Thread: Integration by Substitution - Confusion

1. Integration by Substitution - Confusion

So the integral question is:

Int(1/((1-x^2)^(-3/2)))

I thought I would substitute in x=cos(u) dx=-sin(u)du ...

Wolfram Alpha uses x=sin(u)

But ultimately, I end up with cot(u), and wolfram gets tan(u) ... Last time I checked, these two are not the same function

What went wrong?

2. Originally Posted by mike_302
So the integral question is:

Int(1/((1-x^2)^(-3/2)))

I thought I would substitute in x=cos(u) dx=-sin(u)du ...

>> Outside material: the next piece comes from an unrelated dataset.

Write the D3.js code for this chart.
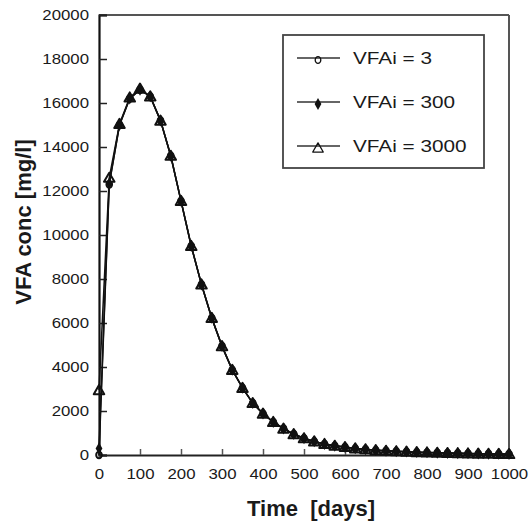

Wolfram Alpha uses x=sin(u)

But ultimately, I end up with cot(u), and wolfram gets tan(u) ... Last time I checked, these two are not the same function

What went wrong?
change both antiderivatives back into an expression in terms of x, see what happens ...

3. Originally Posted by mike_302
So the integral question is:

Int(1/((1-x^2)^(-3/2)))

I thought I would substitute in x=cos(u) dx=-sin(u)du ...

Wolfram Alpha uses x=sin(u)

But ultimately, I end up with cot(u), and wolfram gets tan(u) ... Last time I checked, these two are not the same function

What went wrong?
You must mean $1/(1-x^2)^{3/2}= (1- x^2)^{-3/2}$ but not both "1/" and the negative exponent!

Either x= cos(u) or x= sin(u) will work because $1- cos^2(u)= sin^2(u)$ and $1- sin^2(u)= cos^2(x)$ and you get rid of that 1/2 power.

Yes, using x= cos(u) you get the integral as cot(u) and with x= sin(u) you get u= tan(x).

No, those are not the same function but since those are the results of different integrals, why would you expect them to be?

You haven't finished the problem yet!

If x= cos(u) then u= $cos^{-1}(x)$ so, with the integral equal to tan(u), you get $tan(cos^{-1}(x))$. If x= sin(u), then $x= sin^{-1}(u)$ and you get $cot(sin^{-1}(x))$.

Now, $tan= \frac{sin}{cos}$ so $tan(cos^{-1}(x))= \frac{sin(cos^{-1}(x))}{cos(cos^{-1}(x))}$. Of course, $cos(cos^{-1}(x))= x$ while $sin(cos^{-1}(x))= \sqrt{1- cos^2(cos^{-1}(x)}= \sqrt{1- x^2}$. Your integral is $\frac{\sqrt{1- x^2}}{x}$.

$cot= \frac{cos}{sin}$ so $cot(sin^{-1}(x))= \frac{cos(sin^{-1}(x))}{sin(sin^{-1}(x))}$. Now $sin(sin^{-1}(x))= x$ and $cos(sin^{-1}(x))= \sqrt{1- x^2}$ so the integral is $\frac{\sqrt{1- x^2}}{x}$, just as before.